Struggling through Struggle Street

Can't say that I exactly long to watch the SBS documentary/reality TV show Struggle Street, but I did last night, particularly interested because this season it featured a couple of Brisbane suburbs I have passing familiarity with.

I have to say, the four "strugglers" they featured last night really pushed the boundaries of sympathy:

*  the 55 year old invalid pensioner woman who was being tossed out of the rented Inala house by the unappealing guy who had let her live with him.  The cause for eviction was not well defined, and the bloke himself may well have been obnoxious, but one suspects that her filling up a couple of rooms of a small house with hoarder's quantities of dolls, ceramic butterflies, cheap stuffed toys and general junk might have had something to do with it.   She also smokes inside the house (one of the apparent lessons of the show seems to be that no matter how badly off, those in poverty in Australia all manage to pay the exorbitant cost of tobacco), and for recreation she zooms around the suburb's footpaths in her mobility scooter (gifted to her by the Salvation Army) at what looked to be dangerous speed.    She has three adult children, who don't live close, and indicated that she had a strained relationship with them due to her "meeting the wrong men" in the past, although there seemed to be details left hanging.  (One suspects the men were abusive to her or her kids.)

At least she wasn't a drug addict, but a key theme seemed to be a life of "bad choices", including getting hooked on acquiring junk toys and trinkets because they make her feel better. 

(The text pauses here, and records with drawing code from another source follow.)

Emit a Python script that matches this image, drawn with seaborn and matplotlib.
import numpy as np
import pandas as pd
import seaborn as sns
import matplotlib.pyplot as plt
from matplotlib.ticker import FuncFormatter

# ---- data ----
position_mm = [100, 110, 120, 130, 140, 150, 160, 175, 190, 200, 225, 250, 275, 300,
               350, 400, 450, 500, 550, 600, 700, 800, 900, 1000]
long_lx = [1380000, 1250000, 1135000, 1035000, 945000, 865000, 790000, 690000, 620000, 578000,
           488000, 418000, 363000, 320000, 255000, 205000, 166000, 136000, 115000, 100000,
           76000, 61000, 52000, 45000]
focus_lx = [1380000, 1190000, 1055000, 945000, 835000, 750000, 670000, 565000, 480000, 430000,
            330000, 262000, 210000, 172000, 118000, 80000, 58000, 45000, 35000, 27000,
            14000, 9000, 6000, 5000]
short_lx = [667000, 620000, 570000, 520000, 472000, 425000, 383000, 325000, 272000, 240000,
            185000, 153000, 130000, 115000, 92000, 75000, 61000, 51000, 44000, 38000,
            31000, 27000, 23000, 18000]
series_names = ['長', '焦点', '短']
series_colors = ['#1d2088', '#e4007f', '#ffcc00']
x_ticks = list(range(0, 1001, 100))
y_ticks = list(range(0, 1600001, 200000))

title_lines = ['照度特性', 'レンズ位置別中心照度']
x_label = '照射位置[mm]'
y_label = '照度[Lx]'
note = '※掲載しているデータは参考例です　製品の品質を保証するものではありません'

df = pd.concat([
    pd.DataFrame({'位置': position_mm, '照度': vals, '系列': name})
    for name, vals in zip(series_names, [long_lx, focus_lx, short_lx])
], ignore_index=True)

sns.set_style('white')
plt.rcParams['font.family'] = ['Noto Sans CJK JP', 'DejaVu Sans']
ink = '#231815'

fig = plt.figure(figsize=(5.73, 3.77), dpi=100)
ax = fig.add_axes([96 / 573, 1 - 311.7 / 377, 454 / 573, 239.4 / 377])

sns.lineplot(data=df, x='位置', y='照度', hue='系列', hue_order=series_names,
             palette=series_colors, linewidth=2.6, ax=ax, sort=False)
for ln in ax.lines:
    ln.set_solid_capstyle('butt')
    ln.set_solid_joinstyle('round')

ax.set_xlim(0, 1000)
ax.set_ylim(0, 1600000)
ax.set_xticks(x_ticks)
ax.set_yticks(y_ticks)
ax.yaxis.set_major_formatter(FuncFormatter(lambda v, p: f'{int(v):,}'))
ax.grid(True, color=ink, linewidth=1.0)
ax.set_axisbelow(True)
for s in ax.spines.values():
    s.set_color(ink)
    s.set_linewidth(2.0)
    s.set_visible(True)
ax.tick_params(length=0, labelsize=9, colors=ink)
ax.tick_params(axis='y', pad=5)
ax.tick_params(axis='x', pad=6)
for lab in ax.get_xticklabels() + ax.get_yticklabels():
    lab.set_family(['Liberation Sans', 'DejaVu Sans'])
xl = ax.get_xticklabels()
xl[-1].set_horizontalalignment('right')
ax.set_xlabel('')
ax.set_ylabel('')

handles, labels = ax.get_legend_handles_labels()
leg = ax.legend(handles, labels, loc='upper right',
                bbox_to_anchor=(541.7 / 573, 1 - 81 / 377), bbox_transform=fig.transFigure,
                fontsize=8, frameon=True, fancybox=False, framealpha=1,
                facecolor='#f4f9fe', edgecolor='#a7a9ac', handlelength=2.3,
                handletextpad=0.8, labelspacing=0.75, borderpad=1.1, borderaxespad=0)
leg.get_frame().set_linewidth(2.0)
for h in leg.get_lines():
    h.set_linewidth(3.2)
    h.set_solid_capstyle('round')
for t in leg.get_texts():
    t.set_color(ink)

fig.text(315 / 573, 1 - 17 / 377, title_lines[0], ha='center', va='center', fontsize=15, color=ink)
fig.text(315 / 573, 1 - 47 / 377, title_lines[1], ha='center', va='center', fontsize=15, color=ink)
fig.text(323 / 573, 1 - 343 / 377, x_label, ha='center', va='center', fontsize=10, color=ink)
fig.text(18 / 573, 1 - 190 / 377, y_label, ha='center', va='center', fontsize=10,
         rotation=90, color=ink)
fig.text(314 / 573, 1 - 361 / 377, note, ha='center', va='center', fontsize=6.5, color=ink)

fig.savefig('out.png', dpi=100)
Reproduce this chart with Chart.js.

*  The Melbourne former heroin addict who spent half a day trying to find where he had hidden the rent money, gave up and went to the community housing office to confess he had lost it while on an alcohol (and pot?) bender the day before, only to be told that he had in fact already paid it a couple of days before!   He had completely forgotten, and made the observation that maybe he did do too much marijuana.  (Well, duh.)   He was a cheerful soul, who got out of his recently inherited late mother's car carrying a tall bottle of beer, and complained about his brother who lived in the Mum's house and with whom he was fighting about the estate.

This does not bode well.   On the face of it, he will end up with half the value of the house in cash, and I would not have a great deal of confidence that the money won't go up in drugs of one kind or another.

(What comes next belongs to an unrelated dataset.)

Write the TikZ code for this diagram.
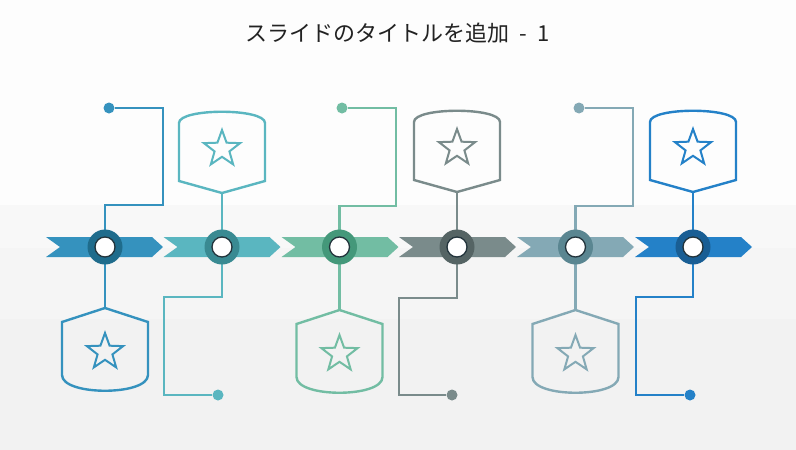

He also indicated that, with his new set of false teeth, he expected to be pulling in the ladies soon.  (That's another lesson of the show:  no matter how poor and drug addicted your are, you'll be able to "pull" a partner with equally bad judgement.   Unless you are actually living under a bridge, perhaps.)

* The most depressing scenario - the ice addicted mother and father of four kids living in a shelter in Inala.  Him with biker friends, a criminal history (not sure for what), domestic violence orders, and seizures from his drug use, caught in his car with synthetic marijuana saying he wasn't aware it was illegal.  The mother was apparently prone to screaming violent rages from the ice and confrontations with the husband, who was too "controlling".   He did sound like a jerk, but she looked so unhealthy and self pitying, I again had trouble with feeling sympathy.

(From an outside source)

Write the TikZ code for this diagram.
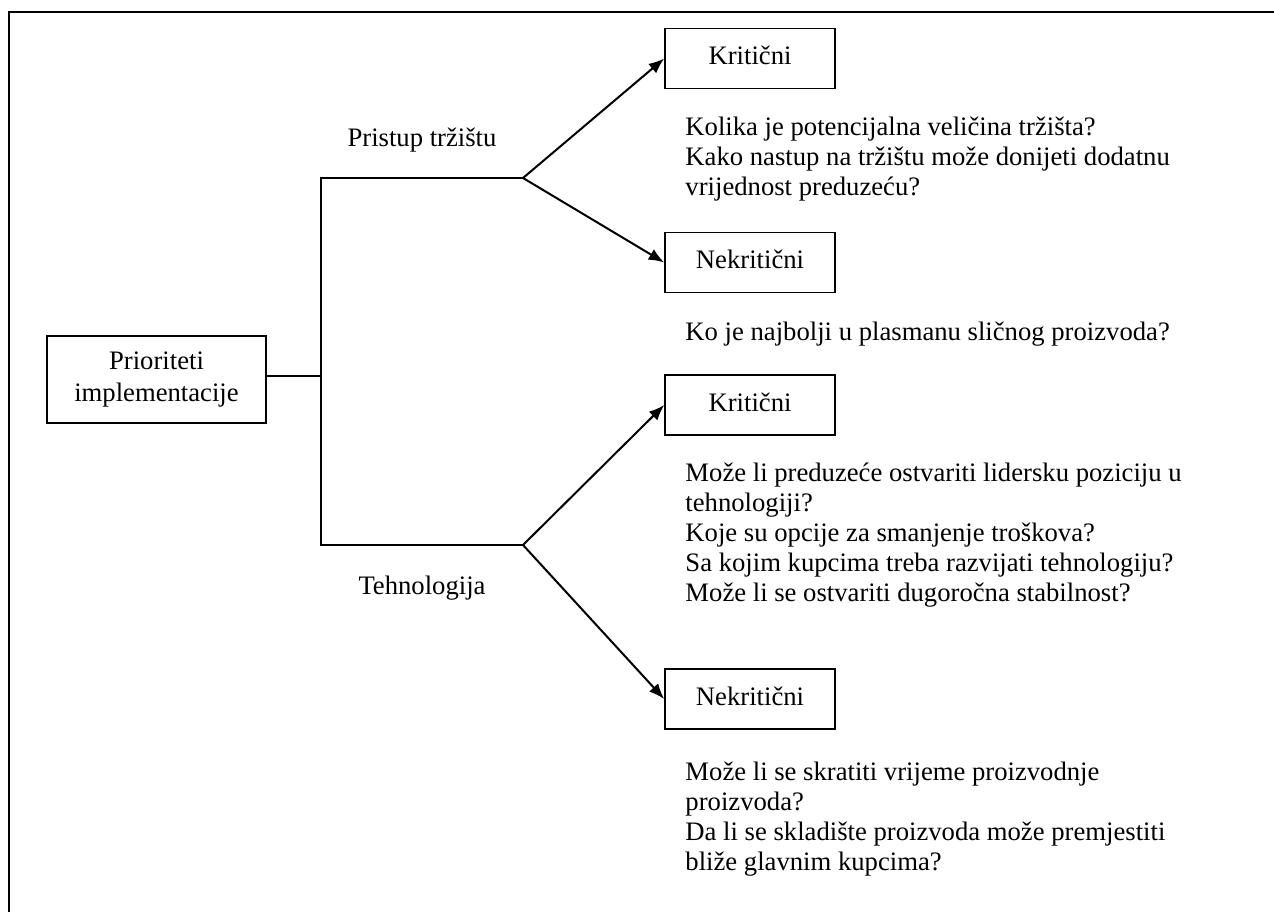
\documentclass[tikz,border=0pt]{standalone}
\usepackage{fontspec}
\setmainfont{Liberation Serif}
\usepackage{tikz}
\usetikzlibrary{arrows.meta,positioning}
\tikzset{
block/.style = {draw, fill=white, rectangle, line width=0.7pt, minimum height=27pt, minimum width=76.5pt, text depth=.25em},
root/.style = {draw, fill=white, rectangle, line width=0.7pt, minimum height=39pt, minimum width=98.5pt, align=center, font=\fontsize{12}{14.4}\selectfont},
tmp/.style  = {coordinate},
branch/.style = {inner sep=0pt},
question/.style = {anchor=north west, inner sep=0pt, align=left}
}

\begin{document}
\begin{tikzpicture}[x=0.45pt, y=-0.45pt, >={Latex[length=7pt,width=5.5pt]}, font=\fontsize{12}{13.5}\selectfont]
					\useasboundingbox (0,0) rectangle (1274,912);
					\draw[line width=0.9pt] (9,912) -- (9,12) -- (1274,12);
					\node[root] (prio) at (156.5,379.5) {Prioriteti\\implementacije};
					\node[tmp] (split) at (321,376) {};
					\node[tmp] (ttop) at (321,178) {};
					\node[tmp] (tbot) at (321,545) {};
					\node[tmp, right of=ttop, node distance=90.9pt] (fork1) {};
					\node[tmp, right of=tbot, node distance=90.9pt] (fork2) {};
					\node[block] (krit1) at (750,58.5) {Kritični};
					\node[block] (nekrit1) at (750,262.5) {Nekritični};
					\node[block] (krit2) at (750,405) {Kritični};
					\node[block] (nekrit2) at (750,699) {Nekritični};
					\node[branch] (pristup) at (422,140) {Pristup tržištu};
					\node[branch] (tehno) at (422,588) {Tehnologija};
					\node[question] (q1) at (685,114) {\strut Kolika je potencijalna veličina tržišta?\\Kako nastup na tržištu može donijeti dodatnu\\vrijednost preduzeću?};
					\node[question] (q2) at (685,319) {\strut Ko je najbolji u plasmanu sličnog proizvoda?};
					\node[question] (q3) at (685,460) {\strut Može li preduzeće ostvariti lidersku poziciju u\\tehnologiji?\\Koje su opcije za smanjenje troškova?\\Sa kojim kupcima treba razvijati tehnologiju?\\Može li se ostvariti dugoročna stabilnost?};
					\node[question] (q4) at (685,759) {\strut Može li se skratiti vrijeme proizvodnje\\proizvoda?\\Da li se skladište proizvoda može premjestiti\\bliže glavnim kupcima?};
					\draw[line width=0.7pt] (prio.east |- split) -- (split);
					\draw[line width=0.7pt] (fork1) -- (ttop) -- (tbot) -- (fork2);
					\draw[->,line width=0.9pt] (fork1) -- (krit1.west);
					\draw[->,line width=0.9pt] (fork1) -- (nekrit1.west);
					\draw[->,line width=0.9pt] (fork2) -- (krit2.west);
					\draw[->,line width=0.9pt] (fork2) -- (nekrit2.west);
				\end{tikzpicture}
\end{document}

The worst thing of all, in a way, with parents like that is listening to their endless claims that they know they have to get clean and live straight, and they know that if they don't they're ruining things for their kids who they really, really, really love, and knowing they are no where near actually taking action.   I don't know how social workers put up with listening to such guff that seems to go on for years before people might finally actually get clean.

And, of course, the other lesson from this is the sad fact that children (usually) still love the parents who they know are self destructive and don't want to be away from them.   I did, of course, feel very sorry for them - although I would rather that the 16 year old wasn't already smoking too.  (She complained she was sick of being the de facto mother to the two youngest, who looked like well behaved, even if stressed out.)


I'm not sure what exactly is the right way to feel about all of this:   it's easy to have sympathy to people who are pure victims of misfortune (ill health, accident, crime);  but it is so, so common that poverty is caused or accompanied by things you know can be overcome if sufficiently motivated - drug and alcohol addiction, bad choices in how money is spent, staying with partners who are clearly hurting prospects of improvement.

You can't stop people making bad choices at first, but when it comes to government and charitable intervention, it is with much chagrin that you have to watch the bad choices continuing.